“Jesus, the Kingdom, & Us: Living Here & Now as God’s Missionary People” New City Church: Northridge ~ Fall 2009 Session #5: Understanding My Story in Light of God’s Story Part 4—The Fall & the Bad News of Christianity
“As the great writing prophets of the Bible knew, sin has a thousand faces. The prophets knew how many ways human life can go wrong because they knew how many ways human life can go right.” ~ Cornelius Plantinga, Not the Way Its Supposed to Be
I. Review: Sin as ‘vandalism of shalom’ •
Plantinga, “…shalom is God’s design for creation and redemption; sin is blamable human vandalism of these great realities and therefore an affront to their architect and builder.”

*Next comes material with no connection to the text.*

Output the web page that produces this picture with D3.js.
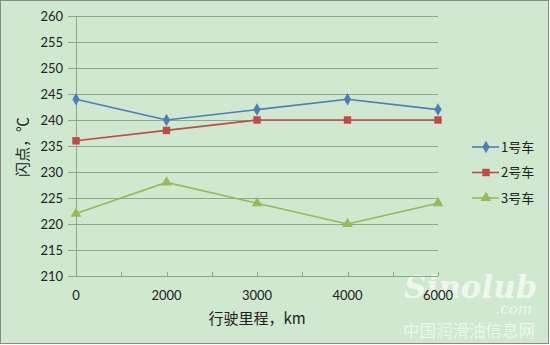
<!DOCTYPE html>
<html>
<head>
<meta charset="utf-8">
<script src="https://cdn.jsdelivr.net/npm/d3@7"></script>
<style>
  body { margin: 0; background: #fff; }
  svg { display: block; }
</style>
</head>
<body>
<svg id="container"></svg>
<script>
// data
const categories = ['0', '2000', '3000', '4000', '6000']
const car1 = [244, 240, 242, 244, 242]
const car2 = [236, 238, 240, 240, 240]
const car3 = [222, 228, 224, 220, 224]
const seriesNames = ['1号车', '2号车', '3号车']
const yTicks = [210, 215, 220, 225, 230, 235, 240, 245, 250, 255, 260]

const W = 550
const H = 345
const plot = { left: 76, right: 438, top: 16, bottom: 276 }
const tickFont = 'Lato, "Open Sans", sans-serif'
const cjkFont = '"Noto Sans CJK SC", sans-serif'

const svg = d3.select('#container').attr('width', W).attr('height', H)

// chart area background + border
svg.append('rect')
  .attr('x', 0.5).attr('y', 0.5)
  .attr('width', W - 2).attr('height', H - 2)
  .attr('fill', '#cfe8cf')
  .attr('stroke', '#8a8a8a')

// watermark (drawn first so the chart sits on top of it)
const wm = svg.append('g').attr('fill', '#fff').attr('opacity', 0.65)
wm.append('text')
  .attr('x', 404).attr('y', 298)
  .attr('font-family', '"DejaVu Serif", serif')
  .attr('font-style', 'italic')
  .attr('font-weight', 'bold')
  .attr('font-size', 31)
  .text('Sinolub')
wm.append('text')
  .attr('x', 532).attr('y', 314)
  .attr('text-anchor', 'end')
  .attr('font-family', '"DejaVu Serif", serif')
  .attr('font-style', 'italic')
  .attr('font-size', 15)
  .text('.com')
wm.append('text')
  .attr('x', 535).attr('y', 337)
  .attr('text-anchor', 'end')
  .attr('font-family', cjkFont)
  .attr('font-size', 16.5)
  .text('中国润滑油信息网')

const x = d3.scalePoint().domain(categories).range([plot.left, plot.right])
const y = d3.scaleLinear().domain([210, 260]).range([plot.bottom, plot.top])

// gridlines
svg.append('g')
  .selectAll('line')
  .data(yTicks)
  .join('line')
  .attr('x1', plot.left - 8)
  .attr('x2', plot.right)
  .attr('y1', d => Math.round(y(d)) + 0.5)
  .attr('y2', d => Math.round(y(d)) + 0.5)
  .attr('stroke', '#8fa78c')

// y axis line
svg.append('line')
  .attr('x1', plot.left + 0.5).attr('x2', plot.left + 0.5)
  .attr('y1', plot.top).attr('y2', plot.bottom)
  .attr('stroke', '#8fa78c')

// y tick labels
svg.append('g')
  .selectAll('text')
  .data(yTicks)
  .join('text')
  .attr('x', plot.left - 13)
  .attr('y', d => y(d))
  .attr('dy', '0.35em')
  .attr('text-anchor', 'end')
  .attr('font-family', tickFont)
  .attr('font-size', 13)
  .attr('fill', '#222')
  .text(d => d)

// x axis ticks: at categories and midpoints
const step = x.step()
const xTickPos = []
categories.forEach((c, i) => {
  xTickPos.push(x(c))
  if (i < categories.length - 1) xTickPos.push(x(c) + step / 2)
})
svg.append('g')
  .selectAll('line')
  .data(xTickPos)
  .join('line')
  .attr('x1', d => Math.round(d) + 0.5)
  .attr('x2', d => Math.round(d) + 0.5)
  .attr('y1', plot.bottom - 4)
  .attr('y2', plot.bottom)
  .attr('stroke', '#8fa78c')

svg.append('g')
  .selectAll('text')
  .data(categories)
  .join('text')
  .attr('x', d => x(d))
  .attr('y', plot.bottom + 24)
  .attr('text-anchor', 'middle')
  .attr('font-family', tickFont)
  .attr('font-size', 13)
  .attr('fill', '#222')
  .text(d => d)

// axis titles
svg.append('text')
  .attr('x', 257)
  .attr('y', 324)
  .attr('text-anchor', 'middle')
  .attr('font-family', cjkFont)
  .attr('font-size', 15)
  .attr('fill', '#222')
  .text('行驶里程，km')

svg.append('text')
  .attr('transform', 'translate(28,147) rotate(-90)')
  .attr('text-anchor', 'middle')
  .attr('font-family', cjkFont)
  .attr('font-size', 15)
  .attr('fill', '#222')
  .text('闪点，℃')

// series
const series = [
  { name: seriesNames[0], values: car1, color: '#4a7ebb', shape: d3.symbolDiamond, size: 45 },
  { name: seriesNames[1], values: car2, color: '#be4b48', shape: d3.symbolSquare, size: 55 },
  { name: seriesNames[2], values: car3, color: '#98b954', shape: d3.symbolTriangle, size: 50 }
]

const line = d3.line()
  .x((d, i) => x(categories[i]))
  .y(d => y(d))

const gS = svg.append('g')
series.forEach(s => {
  gS.append('path')
    .attr('d', line(s.values))
    .attr('fill', 'none')
    .attr('stroke', s.color)
    .attr('stroke-width', 1.6)
  gS.append('g')
    .selectAll('path')
    .data(s.values)
    .join('path')
    .attr('transform', (d, i) => `translate(${x(categories[i])},${y(d)})`)
    .attr('d', d3.symbol().type(s.shape).size(s.size))
    .attr('fill', s.color)
})

// legend
const legend = svg.append('g')
series.forEach((s, i) => {
  const ly = 147 + i * 25.5
  const g = legend.append('g').attr('transform', `translate(0,${ly})`)
  g.append('line')
    .attr('x1', 472).attr('x2', 499)
    .attr('stroke', s.color).attr('stroke-width', 1.6)
  g.append('path')
    .attr('transform', 'translate(486,0)')
    .attr('d', d3.symbol().type(s.shape).size(s.size))
    .attr('fill', s.color)
  g.append('text')
    .attr('x', 501)
    .attr('dy', '0.35em')
    .attr('font-family', cjkFont)
    .attr('font-size', 13)
    .attr('fill', '#222')
    .text(s.name)
})
</script>
</body>
</html>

II. Focusing in on the Heart of the Problem
A. Sin as an affront towards God. • “All sin has first and finally a Godward force.” • Psalm 51:4, “Against you, you only have I sinned and done what is evil in your sight.” B. Sin is rebellion against God. • 1 John 3:4, “Sin is lawlessness.” • J. Bridges, “Sin, in the final analysis, is rebellion against the sovereign Creator, Ruler, and Judge of the universe. It resists the rightful prerogative of a sovereign ruler to command obedience from His subjects. It says to an absolutely holy and righteous God that His moral laws, which are a reflection of His own nature, are not worthy of wholehearted obedience.” • Plantinga, “Sinners sometime draw pleasure from mere rebellion.” C. Sin is a distortion of reality. • Rom. 1:18ff, “…who suppress the truth….” • A. Huxley, “I had motives for not wanting the world to have meaning; consequently assumed it had none, and was able without any difficulty to find satisfying reasons for this assumption….The liberation we desired was simultaneously liberation from a certain political and economic system and liberation from a certain system of morality. We objected to the morality because it interfered with our sexual freedom." D. Sin is self deception. • 1 John 1:8, “If we say we have no sin, we deceive ourselves, and the truth is not in us.” • E.g., David & Bathsheba • L. Smedes, “First we deceive ourselves, and then we convince ourselves that we are not deceiving ourselves.” • Plantinga, “Self-‐deception is a shadowy phenomenon by which we pull the wool over some part of our own psyche. We put a move on ourselves…We become our own dupes, playing the role of both perpetrator and victim. We know the truth—and yet we do not know ti, because we persuade ourselves of its opposite.
Plantinga, “Self-‐deception about our sin is a narcotic, a tranquilizing and disorienting suppression of our spiritual nervous system.” E. Sin is selfishness • Matthew 22:36ff, “What is the greatest commandment?” • D. Miller, “The most difficult lie I have ever had to contend with is this: Life is a story about me.” •
F. Sin is personal disintegration. • Psalm 32:3-‐4 • Isaiah 6:5, “Woe to me. I am ruined.” • L. Smedes, “What we are is a set of walking contradictions.” • Cf. Romans 7:15-‐20, “I do not understand my own actions.” G. Sin is corruption • Jer. 17.9, “The heart is deceitful above all things, and desperately sick….” • Isaiah 64:6, “…all our righteous deeds are like a polluted garment…” • Woody Allen, “The heart wants what it wants.”
H. Sin is insanity. • Ecclesiastes 9:3, “…the hearts of the children of man are full of evil, and madness is in their hearts while they live….” • “Crime & Punishment”/ “Anna Karenina”, ad infinitum…
I. Sin is death. • Genesis 3, “…for in the day that you eat of it you shall surely die.” • Romans 6:23, “For the wages of sin is death…” • Plantinga, “Everything sin touches begins to die.”
J. Sin is separation from God. • Isaiah 59:2, “…but your iniquities have made a separation between you and your God, and your sins have hidden his face from you so that he does not hear.” K. Sin is universal. • Rom. 3:10ff, “None is righteous, no, not one, no one understands; no one seeks after God. All have turned aside; together they have become worthless; no one does good, not even one.” • Psalm 143:2, “No man living is righteous before you.” • 1 Kings 8:46, “There is no man who does not sin.”
III. The Good News: “Christianity is, in fact, a rescue religion” (J. Stott) • • •
Mark 2:17, “I come not to call the righteous, but sinners.” Luke 19:10, “For the Son of Man came to seek and to save the lost.” 1 Timothy 1:15, “This saying is trustworthy and deserving of full acceptance, that Christ Jesus came into the world to save sinners, of whom I am the foremost.”
Key Point: We must understand that the bad news—the diagnosis—always precedes the Good News—the remedy. “Sin has a thousand faces” but the solution is the same: Jesus stands ready to forgive us, to change our desires, and to use us as heralds of His Gospel and agents of change in His kingdom. Are we shooting straight with ourselves as it relates to our own personal sin? Does it keep us humble? Does it drive us to experience the joy of the Gospel ourselves?